* START DATASET EXCERPT *
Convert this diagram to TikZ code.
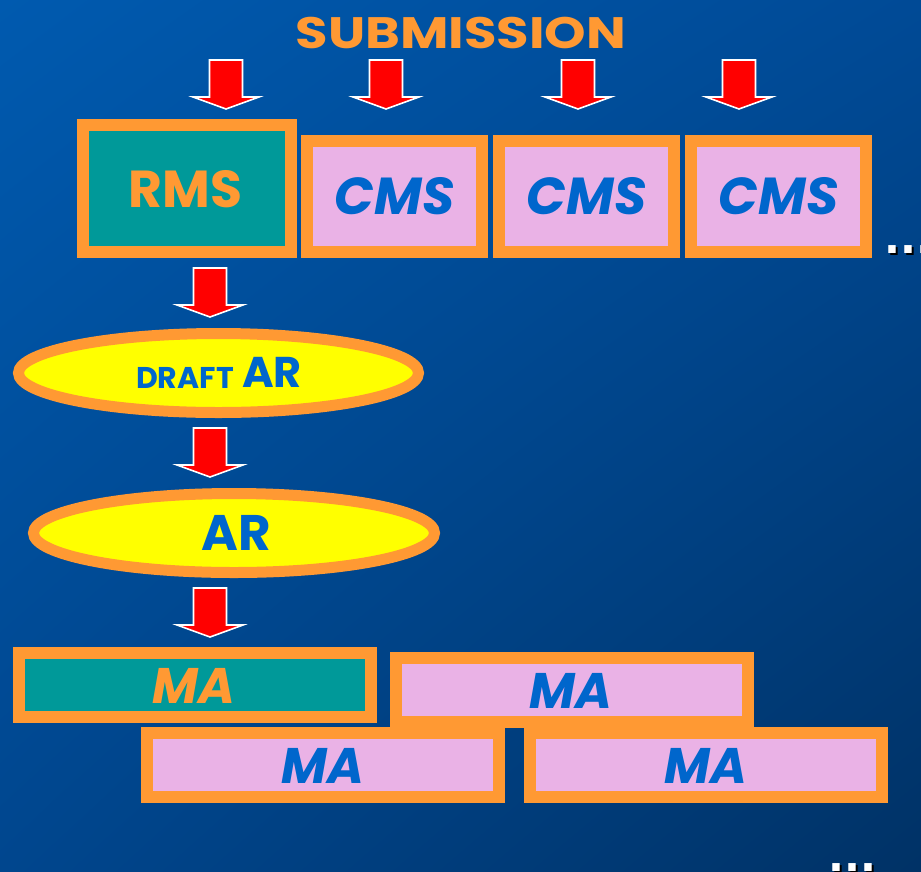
\documentclass[tikz,border=0pt]{standalone}
\usepackage{fontspec}
\setmainfont{Poppins}
\newfontfamily\dotfont{DejaVu Sans}
\usetikzlibrary{shapes.geometric,shadings}

\definecolor{bgTL}{RGB}{0,90,175}
\definecolor{bgTR}{RGB}{0,74,150}
\definecolor{bgBL}{RGB}{0,70,142}
\definecolor{bgBR}{RGB}{0,50,102}
\definecolor{frameorange}{RGB}{255,153,51}
\definecolor{tealfill}{RGB}{0,153,153}
\definecolor{pinkfill}{RGB}{234,178,230}
\definecolor{textblue}{RGB}{0,102,204}
\definecolor{ellyellow}{RGB}{255,255,0}
\definecolor{arrowred}{RGB}{255,0,0}

\tikzset{
  framebox/.style={draw=frameorange, line width=12pt, rectangle, inner sep=0pt, outer sep=0pt},
  leadbox/.style={framebox, fill=tealfill},
  plainbox/.style={framebox, fill=pinkfill},
  oval/.style={ellipse, draw=frameorange, fill=ellyellow, line width=11pt, inner sep=0pt},
  lbl/.style={anchor=base, inner sep=0pt, font=\bfseries},
  orangelbl/.style={lbl, text=frameorange},
  bluelbl/.style={lbl, text=textblue},
  dots/.style={anchor=base west, inner sep=0pt, font=\dotfont\bfseries\fontsize{42}{42}\selectfont},
  downarrow/.pic={
    \draw[white, line width=1.6pt, fill=arrowred, line join=miter]
      (-16.5,0) -- (16.5,0) -- (16.5,37) -- (33,37) -- (0,49)
      -- (-33,37) -- (-16.5,37) -- cycle;
  }
}

\begin{document}
\begin{tikzpicture}[x=1pt, y=-1pt]
\useasboundingbox (0,0) rectangle (921,871);
\clip (0,0) rectangle (921,871);

% background
\shade[upper left=bgTL, upper right=bgTR, lower left=bgBL, lower right=bgBR]
  (0,0) rectangle (921,871);

% title
\node[orangelbl, font=\bfseries\fontsize{44}{44}\selectfont] (sub) at (461,48) {\scalebox{1.2}[1]{SUBMISSION}};

% submission arrows
\pic at (226,60) {downarrow};
\pic at (386,60) {downarrow};
\pic at (578,60) {downarrow};
\pic at (739,60) {downarrow};

% committee boxes
\node[leadbox, minimum width=208pt, minimum height=127pt] (rms) at (187,188.5) {};
\node[plainbox, minimum width=175pt, minimum height=111pt] (cms1) at (394.5,196.5) {};
\node[plainbox, minimum width=175pt, minimum height=111pt] (cms2) at (586.5,196.5) {};
\node[plainbox, minimum width=175pt, minimum height=111pt] (cms3) at (778.5,196.5) {};

\node[orangelbl, font=\bfseries\fontsize{52}{52}\selectfont] (rmst) at (185.5,207) {RMS};
\node[bluelbl, font=\bfseries\itshape\fontsize{52}{52}\selectfont] (cms1t) at (394.5,214) {CMS};
\node[bluelbl, font=\bfseries\itshape\fontsize{52}{52}\selectfont] (cms2t) at (586.5,214) {CMS};
\node[bluelbl, font=\bfseries\itshape\fontsize{52}{52}\selectfont] (cms3t) at (778.5,214) {CMS};

% trailing dots after the CMS row
\node[dots, text=black] at (886,255) {...};
\node[dots, text=white] (moredms) at (884,253) {...};

% assessment report path
\pic at (210,268) {downarrow};
\node[oval, minimum width=400pt, minimum height=79pt] (draft) at (218.5,373) {};
\node[bluelbl, font=\bfseries\fontsize{30}{30}\selectfont, anchor=base east] (draftt) at (234,388) {DRAFT};
\node[bluelbl, font=\bfseries\fontsize{43}{43}\selectfont, anchor=base west] (draftar) at (242,387) {AR};

\pic at (210,428) {downarrow};
\node[oval, minimum width=401pt, minimum height=79pt] (ar) at (234,533) {};
\node[bluelbl, font=\bfseries\fontsize{50}{50}\selectfont] (art) at (236,550) {AR};

\pic at (210,588) {downarrow};

% marketing authorisations
\node[leadbox, minimum width=352pt, minimum height=64pt] (ma1) at (195,685) {};
\node[plainbox, minimum width=352pt, minimum height=64pt] (ma2) at (572,690) {};
\node[plainbox, minimum width=352pt, minimum height=64pt] (ma3) at (323,765) {};
\node[plainbox, minimum width=352pt, minimum height=64pt] (ma4) at (706,765) {};

\node[orangelbl, font=\bfseries\itshape\fontsize{50}{50}\selectfont] (ma1t) at (193.5,703) {MA};
\node[bluelbl, font=\bfseries\itshape\fontsize{50}{50}\selectfont] (ma2t) at (570.5,708) {MA};
\node[bluelbl, font=\bfseries\itshape\fontsize{50}{50}\selectfont] (ma3t) at (322.5,783) {MA};
\node[bluelbl, font=\bfseries\itshape\fontsize{50}{50}\selectfont] (ma4t) at (705.5,783) {MA};

% trailing dots at the bottom
\node[dots, text=black] at (830,873) {...};
\node[dots, text=white] (morema) at (828,871) {...};
\end{tikzpicture}
\end{document}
* END DATASET EXCERPT *
PROMPT: Exactly restate the lines from the beginning of the data through the line with "(sub) at (461,48)", and no others, keeping pictures out.

RESULT OF THIS EXERCISE:
Convert this diagram to TikZ code.
\documentclass[tikz,border=0pt]{standalone}
\usepackage{fontspec}
\setmainfont{Poppins}
\newfontfamily\dotfont{DejaVu Sans}
\usetikzlibrary{shapes.geometric,shadings}

\definecolor{bgTL}{RGB}{0,90,175}
\definecolor{bgTR}{RGB}{0,74,150}
\definecolor{bgBL}{RGB}{0,70,142}
\definecolor{bgBR}{RGB}{0,50,102}
\definecolor{frameorange}{RGB}{255,153,51}
\definecolor{tealfill}{RGB}{0,153,153}
\definecolor{pinkfill}{RGB}{234,178,230}
\definecolor{textblue}{RGB}{0,102,204}
\definecolor{ellyellow}{RGB}{255,255,0}
\definecolor{arrowred}{RGB}{255,0,0}

\tikzset{
  framebox/.style={draw=frameorange, line width=12pt, rectangle, inner sep=0pt, outer sep=0pt},
  leadbox/.style={framebox, fill=tealfill},
  plainbox/.style={framebox, fill=pinkfill},
  oval/.style={ellipse, draw=frameorange, fill=ellyellow, line width=11pt, inner sep=0pt},
  lbl/.style={anchor=base, inner sep=0pt, font=\bfseries},
  orangelbl/.style={lbl, text=frameorange},
  bluelbl/.style={lbl, text=textblue},
  dots/.style={anchor=base west, inner sep=0pt, font=\dotfont\bfseries\fontsize{42}{42}\selectfont},
  downarrow/.pic={
    \draw[white, line width=1.6pt, fill=arrowred, line join=miter]
      (-16.5,0) -- (16.5,0) -- (16.5,37) -- (33,37) -- (0,49)
      -- (-33,37) -- (-16.5,37) -- cycle;
  }
}

\begin{document}
\begin{tikzpicture}[x=1pt, y=-1pt]
\useasboundingbox (0,0) rectangle (921,871);
\clip (0,0) rectangle (921,871);

% background
\shade[upper left=bgTL, upper right=bgTR, lower left=bgBL, lower right=bgBR]
  (0,0) rectangle (921,871);

% title
\node[orangelbl, font=\bfseries\fontsize{44}{44}\selectfont] (sub) at (461,48) {\scalebox{1.2}[1]{SUBMISSION}};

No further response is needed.